▶ Data provided

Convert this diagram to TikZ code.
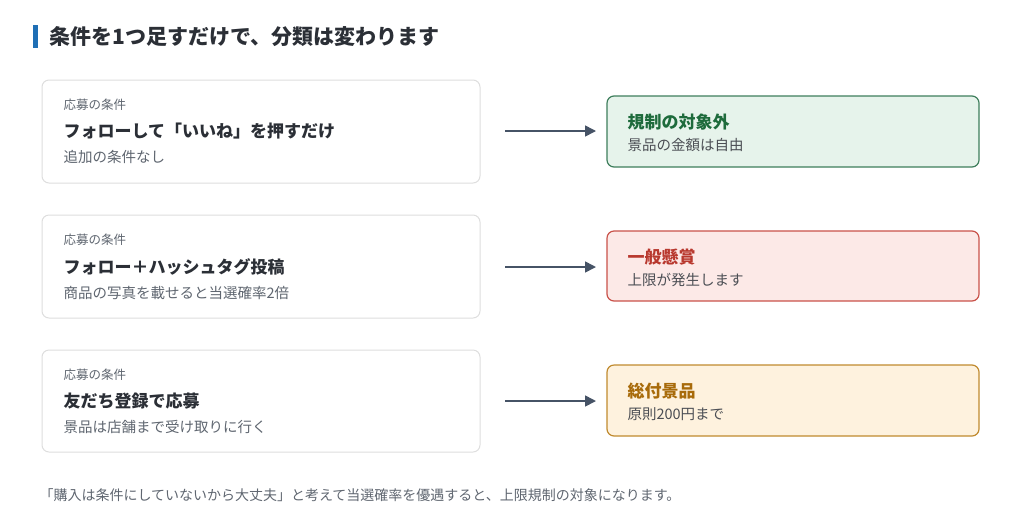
\documentclass[tikz,border=0pt]{standalone}
\usepackage{fontspec}
\setmainfont{Noto Sans CJK JP}
\usetikzlibrary{arrows.meta}
\definecolor{tx}{HTML}{2B2F36}
\definecolor{gr}{HTML}{5F6670}
\definecolor{ar}{HTML}{465366}
\definecolor{bl}{HTML}{1F6FB5}
\definecolor{gB}{HTML}{3E7E5C}\definecolor{gF}{HTML}{E6F3EB}\definecolor{gT}{HTML}{1E6B3C}
\definecolor{rB}{HTML}{C9524A}\definecolor{rF}{HTML}{FCE9E7}\definecolor{rT}{HTML}{B8382E}
\definecolor{oB}{HTML}{C08A2E}\definecolor{oF}{HTML}{FEF2DE}\definecolor{oT}{HTML}{A86B0A}
\begin{document}
\begin{tikzpicture}[x=1pt,y=-1pt,
 lbox/.style={draw=black!13,line width=1pt,rounded corners=7pt,fill=white},
 rbox/.style={line width=1.2pt,rounded corners=7pt},
 sm/.style={anchor=west,text=gr,font=\fontsize{12.5}{14}\selectfont},
 mn/.style={anchor=west,text=tx,font=\fontsize{17}{20}\selectfont\bfseries},
 sb/.style={anchor=west,text=gr,font=\fontsize{14.5}{16}\selectfont},
 arr/.style={draw=ar,line width=1.6pt,-{Triangle[length=11pt,width=11pt]}},
 ttl/.style={anchor=west,font=\fontsize{17}{20}\selectfont\bfseries},
 rs/.style={anchor=west,text=tx!85,font=\fontsize{14.5}{16}\selectfont}]
\useasboundingbox (0,0) rectangle (1024,515);
\fill[bl] (33,25) rectangle (37.5,48);
\node[anchor=west,text=tx,font=\fontsize{21}{24}\selectfont\bfseries] (title) at (46,37) {条件を1つ足すだけで、分類は変わります};
% row 1
\draw[lbox] (42,80) rectangle (480,183);
\node[sm] (l1a) at (60,105) {応募の条件};
\node[mn] (l1b) at (60,131) {フォローして「いいね」を押すだけ};
\node[sb] (l1c) at (60,157) {追加の条件なし};
\draw[rbox,draw=gB,fill=gF] (607,96) rectangle (979,167);
\node[ttl,text=gT] (r1a) at (624,122) {規制の対象外};
\node[rs] (r1b) at (624,145) {景品の金額は自由};
\coordinate (a1s) at (505,131); \coordinate (a1e) at (596,131);
\draw[arr] (a1s) -- (a1e);
% row 2
\draw[lbox] (42,215) rectangle (480,318);
\node[sm] (l2a) at (60,240) {応募の条件};
\node[mn] (l2b) at (60,267) {フォロー＋ハッシュタグ投稿};
\node[sb] (l2c) at (60,293) {商品の写真を載せると当選確率2倍};
\draw[rbox,draw=rB,fill=rF] (607,231) rectangle (979,301);
\node[ttl,text=rT] (r2a) at (624,257) {一般懸賞};
\node[rs] (r2b) at (624,280) {上限が発生します};
\coordinate (a2s) at (505,267); \coordinate (a2e) at (596,267);
\draw[arr] (a2s) -- (a2e);
% row 3
\draw[lbox] (42,350) rectangle (480,452);
\node[sm] (l3a) at (60,375) {応募の条件};
\node[mn] (l3b) at (60,401) {友だち登録で応募};
\node[sb] (l3c) at (60,427) {景品は店舗まで受け取りに行く};
\draw[rbox,draw=oB,fill=oF] (607,365) rectangle (979,436);
\node[ttl,text=oT] (r3a) at (624,391) {総付景品};
\node[rs] (r3b) at (624,414) {原則200円まで};
\coordinate (a3s) at (505,401); \coordinate (a3e) at (596,401);
\draw[arr] (a3s) -- (a3e);
\node[anchor=west,text=gr,font=\fontsize{14}{16}\selectfont] (foot) at (36,495) {「購入は条件にしていないから大丈夫」と考えて当選確率を優遇すると、上限規制の対象になります。};
\end{tikzpicture}
\end{document}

▶ What the task asks
Leave out the pictures and transcribe everything else exactly.

▶ Result of the exercise
Convert this diagram to TikZ code.
\documentclass[tikz,border=0pt]{standalone}
\usepackage{fontspec}
\setmainfont{Noto Sans CJK JP}
\usetikzlibrary{arrows.meta}
\definecolor{tx}{HTML}{2B2F36}
\definecolor{gr}{HTML}{5F6670}
\definecolor{ar}{HTML}{465366}
\definecolor{bl}{HTML}{1F6FB5}
\definecolor{gB}{HTML}{3E7E5C}\definecolor{gF}{HTML}{E6F3EB}\definecolor{gT}{HTML}{1E6B3C}
\definecolor{rB}{HTML}{C9524A}\definecolor{rF}{HTML}{FCE9E7}\definecolor{rT}{HTML}{B8382E}
\definecolor{oB}{HTML}{C08A2E}\definecolor{oF}{HTML}{FEF2DE}\definecolor{oT}{HTML}{A86B0A}
\begin{document}
\begin{tikzpicture}[x=1pt,y=-1pt,
 lbox/.style={draw=black!13,line width=1pt,rounded corners=7pt,fill=white},
 rbox/.style={line width=1.2pt,rounded corners=7pt},
 sm/.style={anchor=west,text=gr,font=\fontsize{12.5}{14}\selectfont},
 mn/.style={anchor=west,text=tx,font=\fontsize{17}{20}\selectfont\bfseries},
 sb/.style={anchor=west,text=gr,font=\fontsize{14.5}{16}\selectfont},
 arr/.style={draw=ar,line width=1.6pt,-{Triangle[length=11pt,width=11pt]}},
 ttl/.style={anchor=west,font=\fontsize{17}{20}\selectfont\bfseries},
 rs/.style={anchor=west,text=tx!85,font=\fontsize{14.5}{16}\selectfont}]
\useasboundingbox (0,0) rectangle (1024,515);
\fill[bl] (33,25) rectangle (37.5,48);
\node[anchor=west,text=tx,font=\fontsize{21}{24}\selectfont\bfseries] (title) at (46,37) {条件を1つ足すだけで、分類は変わります};
% row 1
\draw[lbox] (42,80) rectangle (480,183);
\node[sm] (l1a) at (60,105) {応募の条件};
\node[mn] (l1b) at (60,131) {フォローして「いいね」を押すだけ};
\node[sb] (l1c) at (60,157) {追加の条件なし};
\draw[rbox,draw=gB,fill=gF] (607,96) rectangle (979,167);
\node[ttl,text=gT] (r1a) at (624,122) {規制の対象外};
\node[rs] (r1b) at (624,145) {景品の金額は自由};
\coordinate (a1s) at (505,131); \coordinate (a1e) at (596,131);
\draw[arr] (a1s) -- (a1e);
% row 2
\draw[lbox] (42,215) rectangle (480,318);
\node[sm] (l2a) at (60,240) {応募の条件};
\node[mn] (l2b) at (60,267) {フォロー＋ハッシュタグ投稿};
\node[sb] (l2c) at (60,293) {商品の写真を載せると当選確率2倍};
\draw[rbox,draw=rB,fill=rF] (607,231) rectangle (979,301);
\node[ttl,text=rT] (r2a) at (624,257) {一般懸賞};
\node[rs] (r2b) at (624,280) {上限が発生します};
\coordinate (a2s) at (505,267); \coordinate (a2e) at (596,267);
\draw[arr] (a2s) -- (a2e);
% row 3
\draw[lbox] (42,350) rectangle (480,452);
\node[sm] (l3a) at (60,375) {応募の条件};
\node[mn] (l3b) at (60,401) {友だち登録で応募};
\node[sb] (l3c) at (60,427) {景品は店舗まで受け取りに行く};
\draw[rbox,draw=oB,fill=oF] (607,365) rectangle (979,436);
\node[ttl,text=oT] (r3a) at (624,391) {総付景品};
\node[rs] (r3b) at (624,414) {原則200円まで};
\coordinate (a3s) at (505,401); \coordinate (a3e) at (596,401);
\draw[arr] (a3s) -- (a3e);
\node[anchor=west,text=gr,font=\fontsize{14}{16}\selectfont] (foot) at (36,495) {「購入は条件にしていないから大丈夫」と考えて当選確率を優遇すると、上限規制の対象になります。};
\end{tikzpicture}
\end{document}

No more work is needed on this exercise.